'''
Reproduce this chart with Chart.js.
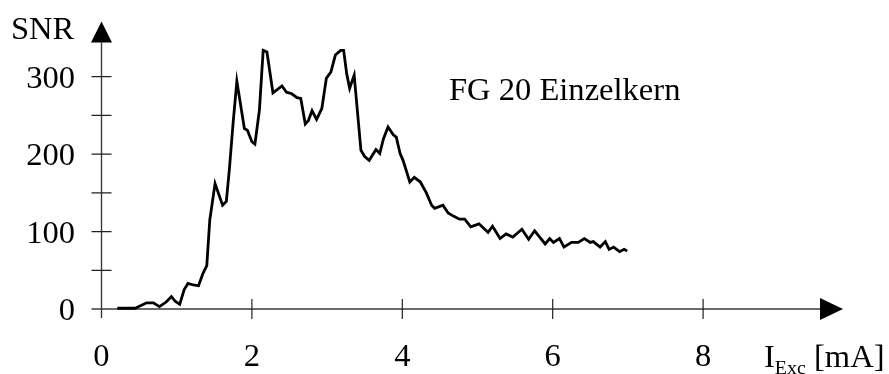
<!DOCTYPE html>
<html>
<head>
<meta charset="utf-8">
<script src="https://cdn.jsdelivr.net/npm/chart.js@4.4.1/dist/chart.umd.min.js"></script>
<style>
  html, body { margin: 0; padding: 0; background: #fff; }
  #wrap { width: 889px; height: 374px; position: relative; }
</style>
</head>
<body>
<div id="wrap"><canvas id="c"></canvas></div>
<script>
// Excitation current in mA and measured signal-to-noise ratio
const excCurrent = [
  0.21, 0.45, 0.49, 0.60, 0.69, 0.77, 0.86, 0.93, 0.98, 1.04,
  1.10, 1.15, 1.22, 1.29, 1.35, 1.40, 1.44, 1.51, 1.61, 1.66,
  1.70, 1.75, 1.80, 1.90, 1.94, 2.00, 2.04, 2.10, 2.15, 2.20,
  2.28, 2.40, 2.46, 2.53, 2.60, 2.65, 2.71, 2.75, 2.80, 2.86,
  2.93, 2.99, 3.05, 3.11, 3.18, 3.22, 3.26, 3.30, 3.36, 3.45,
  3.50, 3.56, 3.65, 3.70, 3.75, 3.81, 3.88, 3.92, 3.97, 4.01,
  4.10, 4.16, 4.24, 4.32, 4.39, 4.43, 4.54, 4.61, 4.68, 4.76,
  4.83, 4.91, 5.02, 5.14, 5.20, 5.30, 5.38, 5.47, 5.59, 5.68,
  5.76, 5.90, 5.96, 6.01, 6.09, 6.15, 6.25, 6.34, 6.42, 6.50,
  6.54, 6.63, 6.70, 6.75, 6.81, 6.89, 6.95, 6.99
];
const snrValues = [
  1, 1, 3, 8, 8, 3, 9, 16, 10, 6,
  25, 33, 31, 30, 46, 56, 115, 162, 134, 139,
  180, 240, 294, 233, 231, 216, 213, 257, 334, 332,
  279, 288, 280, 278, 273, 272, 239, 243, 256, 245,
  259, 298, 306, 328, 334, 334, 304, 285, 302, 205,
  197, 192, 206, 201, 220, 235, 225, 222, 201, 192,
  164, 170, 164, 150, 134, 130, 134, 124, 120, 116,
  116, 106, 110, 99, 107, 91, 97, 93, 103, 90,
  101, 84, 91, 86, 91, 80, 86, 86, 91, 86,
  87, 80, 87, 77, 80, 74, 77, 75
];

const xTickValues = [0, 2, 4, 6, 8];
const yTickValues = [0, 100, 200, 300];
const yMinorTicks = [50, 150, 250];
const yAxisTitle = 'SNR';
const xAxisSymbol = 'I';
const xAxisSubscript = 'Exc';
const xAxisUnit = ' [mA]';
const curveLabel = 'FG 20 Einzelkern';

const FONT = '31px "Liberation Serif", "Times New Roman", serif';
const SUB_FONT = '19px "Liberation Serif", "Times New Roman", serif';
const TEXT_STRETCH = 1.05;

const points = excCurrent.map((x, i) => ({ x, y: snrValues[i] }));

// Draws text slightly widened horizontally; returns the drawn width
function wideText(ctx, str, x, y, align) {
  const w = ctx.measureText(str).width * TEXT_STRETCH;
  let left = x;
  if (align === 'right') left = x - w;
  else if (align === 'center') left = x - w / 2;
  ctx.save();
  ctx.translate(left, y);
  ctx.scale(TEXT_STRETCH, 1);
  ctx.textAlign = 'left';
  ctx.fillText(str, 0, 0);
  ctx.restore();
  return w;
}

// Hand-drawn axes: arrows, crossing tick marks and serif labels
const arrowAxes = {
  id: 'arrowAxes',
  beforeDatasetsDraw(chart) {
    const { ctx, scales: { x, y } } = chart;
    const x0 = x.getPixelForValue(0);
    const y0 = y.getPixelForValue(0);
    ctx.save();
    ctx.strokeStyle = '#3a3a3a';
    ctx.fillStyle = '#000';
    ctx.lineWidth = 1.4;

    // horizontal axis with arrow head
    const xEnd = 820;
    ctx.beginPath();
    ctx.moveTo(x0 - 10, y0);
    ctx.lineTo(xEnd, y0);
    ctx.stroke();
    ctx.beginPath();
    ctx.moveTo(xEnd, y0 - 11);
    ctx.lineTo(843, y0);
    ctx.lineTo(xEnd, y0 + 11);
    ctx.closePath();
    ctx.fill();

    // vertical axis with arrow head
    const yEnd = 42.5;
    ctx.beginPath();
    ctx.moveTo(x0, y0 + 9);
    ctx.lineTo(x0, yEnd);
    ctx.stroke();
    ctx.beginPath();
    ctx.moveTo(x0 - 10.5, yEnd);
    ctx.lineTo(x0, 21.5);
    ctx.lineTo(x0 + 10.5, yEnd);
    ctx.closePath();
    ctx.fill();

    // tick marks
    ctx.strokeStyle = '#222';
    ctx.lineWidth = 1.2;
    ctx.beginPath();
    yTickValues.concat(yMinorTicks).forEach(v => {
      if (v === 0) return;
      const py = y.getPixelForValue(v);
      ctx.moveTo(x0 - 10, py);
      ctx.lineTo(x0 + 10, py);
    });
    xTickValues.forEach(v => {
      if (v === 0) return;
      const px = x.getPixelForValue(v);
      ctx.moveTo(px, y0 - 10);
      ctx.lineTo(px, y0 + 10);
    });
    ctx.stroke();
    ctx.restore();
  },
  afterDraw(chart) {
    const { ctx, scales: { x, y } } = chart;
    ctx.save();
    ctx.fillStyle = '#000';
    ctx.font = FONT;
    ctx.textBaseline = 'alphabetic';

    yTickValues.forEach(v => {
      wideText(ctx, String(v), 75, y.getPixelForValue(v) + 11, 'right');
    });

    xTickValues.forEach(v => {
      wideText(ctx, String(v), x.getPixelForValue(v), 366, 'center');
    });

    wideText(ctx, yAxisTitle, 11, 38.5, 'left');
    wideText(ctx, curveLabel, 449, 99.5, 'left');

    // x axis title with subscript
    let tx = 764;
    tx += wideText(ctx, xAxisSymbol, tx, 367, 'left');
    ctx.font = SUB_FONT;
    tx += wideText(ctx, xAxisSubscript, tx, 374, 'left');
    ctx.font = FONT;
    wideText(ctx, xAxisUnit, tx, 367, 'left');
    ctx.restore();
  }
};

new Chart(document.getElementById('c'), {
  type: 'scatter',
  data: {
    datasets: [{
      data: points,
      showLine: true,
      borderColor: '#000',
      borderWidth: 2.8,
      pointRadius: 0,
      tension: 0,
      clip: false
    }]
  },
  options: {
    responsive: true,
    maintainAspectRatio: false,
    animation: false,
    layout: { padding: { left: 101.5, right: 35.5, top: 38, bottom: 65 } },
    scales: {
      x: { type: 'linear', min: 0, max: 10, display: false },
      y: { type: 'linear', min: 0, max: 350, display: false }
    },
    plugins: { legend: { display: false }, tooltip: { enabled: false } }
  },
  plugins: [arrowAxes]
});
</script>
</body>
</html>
'''
* **Aim**:
Repeat the listing in full and exactly. Do not include any images.

* **Task result**:
Reproduce this chart with Chart.js.
<!DOCTYPE html>
<html>
<head>
<meta charset="utf-8">
<script src="https://cdn.jsdelivr.net/npm/chart.js@4.4.1/dist/chart.umd.min.js"></script>
<style>
  html, body { margin: 0; padding: 0; background: #fff; }
  #wrap { width: 889px; height: 374px; position: relative; }
</style>
</head>
<body>
<div id="wrap"><canvas id="c"></canvas></div>
<script>
// Excitation current in mA and measured signal-to-noise ratio
const excCurrent = [
  0.21, 0.45, 0.49, 0.60, 0.69, 0.77, 0.86, 0.93, 0.98, 1.04,
  1.10, 1.15, 1.22, 1.29, 1.35, 1.40, 1.44, 1.51, 1.61, 1.66,
  1.70, 1.75, 1.80, 1.90, 1.94, 2.00, 2.04, 2.10, 2.15, 2.20,
  2.28, 2.40, 2.46, 2.53, 2.60, 2.65, 2.71, 2.75, 2.80, 2.86,
  2.93, 2.99, 3.05, 3.11, 3.18, 3.22, 3.26, 3.30, 3.36, 3.45,
  3.50, 3.56, 3.65, 3.70, 3.75, 3.81, 3.88, 3.92, 3.97, 4.01,
  4.10, 4.16, 4.24, 4.32, 4.39, 4.43, 4.54, 4.61, 4.68, 4.76,
  4.83, 4.91, 5.02, 5.14, 5.20, 5.30, 5.38, 5.47, 5.59, 5.68,
  5.76, 5.90, 5.96, 6.01, 6.09, 6.15, 6.25, 6.34, 6.42, 6.50,
  6.54, 6.63, 6.70, 6.75, 6.81, 6.89, 6.95, 6.99
];
const snrValues = [
  1, 1, 3, 8, 8, 3, 9, 16, 10, 6,
  25, 33, 31, 30, 46, 56, 115, 162, 134, 139,
  180, 240, 294, 233, 231, 216, 213, 257, 334, 332,
  279, 288, 280, 278, 273, 272, 239, 243, 256, 245,
  259, 298, 306, 328, 334, 334, 304, 285, 302, 205,
  197, 192, 206, 201, 220, 235, 225, 222, 201, 192,
  164, 170, 164, 150, 134, 130, 134, 124, 120, 116,
  116, 106, 110, 99, 107, 91, 97, 93, 103, 90,
  101, 84, 91, 86, 91, 80, 86, 86, 91, 86,
  87, 80, 87, 77, 80, 74, 77, 75
];

const xTickValues = [0, 2, 4, 6, 8];
const yTickValues = [0, 100, 200, 300];
const yMinorTicks = [50, 150, 250];
const yAxisTitle = 'SNR';
const xAxisSymbol = 'I';
const xAxisSubscript = 'Exc';
const xAxisUnit = ' [mA]';
const curveLabel = 'FG 20 Einzelkern';

const FONT = '31px "Liberation Serif", "Times New Roman", serif';
const SUB_FONT = '19px "Liberation Serif", "Times New Roman", serif';
const TEXT_STRETCH = 1.05;

const points = excCurrent.map((x, i) => ({ x, y: snrValues[i] }));

// Draws text slightly widened horizontally; returns the drawn width
function wideText(ctx, str, x, y, align) {
  const w = ctx.measureText(str).width * TEXT_STRETCH;
  let left = x;
  if (align === 'right') left = x - w;
  else if (align === 'center') left = x - w / 2;
  ctx.save();
  ctx.translate(left, y);
  ctx.scale(TEXT_STRETCH, 1);
  ctx.textAlign = 'left';
  ctx.fillText(str, 0, 0);
  ctx.restore();
  return w;
}

// Hand-drawn axes: arrows, crossing tick marks and serif labels
const arrowAxes = {
  id: 'arrowAxes',
  beforeDatasetsDraw(chart) {
    const { ctx, scales: { x, y } } = chart;
    const x0 = x.getPixelForValue(0);
    const y0 = y.getPixelForValue(0);
    ctx.save();
    ctx.strokeStyle = '#3a3a3a';
    ctx.fillStyle = '#000';
    ctx.lineWidth = 1.4;

    // horizontal axis with arrow head
    const xEnd = 820;
    ctx.beginPath();
    ctx.moveTo(x0 - 10, y0);
    ctx.lineTo(xEnd, y0);
    ctx.stroke();
    ctx.beginPath();
    ctx.moveTo(xEnd, y0 - 11);
    ctx.lineTo(843, y0);
    ctx.lineTo(xEnd, y0 + 11);
    ctx.closePath();
    ctx.fill();

    // vertical axis with arrow head
    const yEnd = 42.5;
    ctx.beginPath();
    ctx.moveTo(x0, y0 + 9);
    ctx.lineTo(x0, yEnd);
    ctx.stroke();
    ctx.beginPath();
    ctx.moveTo(x0 - 10.5, yEnd);
    ctx.lineTo(x0, 21.5);
    ctx.lineTo(x0 + 10.5, yEnd);
    ctx.closePath();
    ctx.fill();

    // tick marks
    ctx.strokeStyle = '#222';
    ctx.lineWidth = 1.2;
    ctx.beginPath();
    yTickValues.concat(yMinorTicks).forEach(v => {
      if (v === 0) return;
      const py = y.getPixelForValue(v);
      ctx.moveTo(x0 - 10, py);
      ctx.lineTo(x0 + 10, py);
    });
    xTickValues.forEach(v => {
      if (v === 0) return;
      const px = x.getPixelForValue(v);
      ctx.moveTo(px, y0 - 10);
      ctx.lineTo(px, y0 + 10);
    });
    ctx.stroke();
    ctx.restore();
  },
  afterDraw(chart) {
    const { ctx, scales: { x, y } } = chart;
    ctx.save();
    ctx.fillStyle = '#000';
    ctx.font = FONT;
    ctx.textBaseline = 'alphabetic';

    yTickValues.forEach(v => {
      wideText(ctx, String(v), 75, y.getPixelForValue(v) + 11, 'right');
    });

    xTickValues.forEach(v => {
      wideText(ctx, String(v), x.getPixelForValue(v), 366, 'center');
    });

    wideText(ctx, yAxisTitle, 11, 38.5, 'left');
    wideText(ctx, curveLabel, 449, 99.5, 'left');

    // x axis title with subscript
    let tx = 764;
    tx += wideText(ctx, xAxisSymbol, tx, 367, 'left');
    ctx.font = SUB_FONT;
    tx += wideText(ctx, xAxisSubscript, tx, 374, 'left');
    ctx.font = FONT;
    wideText(ctx, xAxisUnit, tx, 367, 'left');
    ctx.restore();
  }
};

new Chart(document.getElementById('c'), {
  type: 'scatter',
  data: {
    datasets: [{
      data: points,
      showLine: true,
      borderColor: '#000',
      borderWidth: 2.8,
      pointRadius: 0,
      tension: 0,
      clip: false
    }]
  },
  options: {
    responsive: true,
    maintainAspectRatio: false,
    animation: false,
    layout: { padding: { left: 101.5, right: 35.5, top: 38, bottom: 65 } },
    scales: {
      x: { type: 'linear', min: 0, max: 10, display: false },
      y: { type: 'linear', min: 0, max: 350, display: false }
    },
    plugins: { legend: { display: false }, tooltip: { enabled: false } }
  },
  plugins: [arrowAxes]
});
</script>
</body>
</html>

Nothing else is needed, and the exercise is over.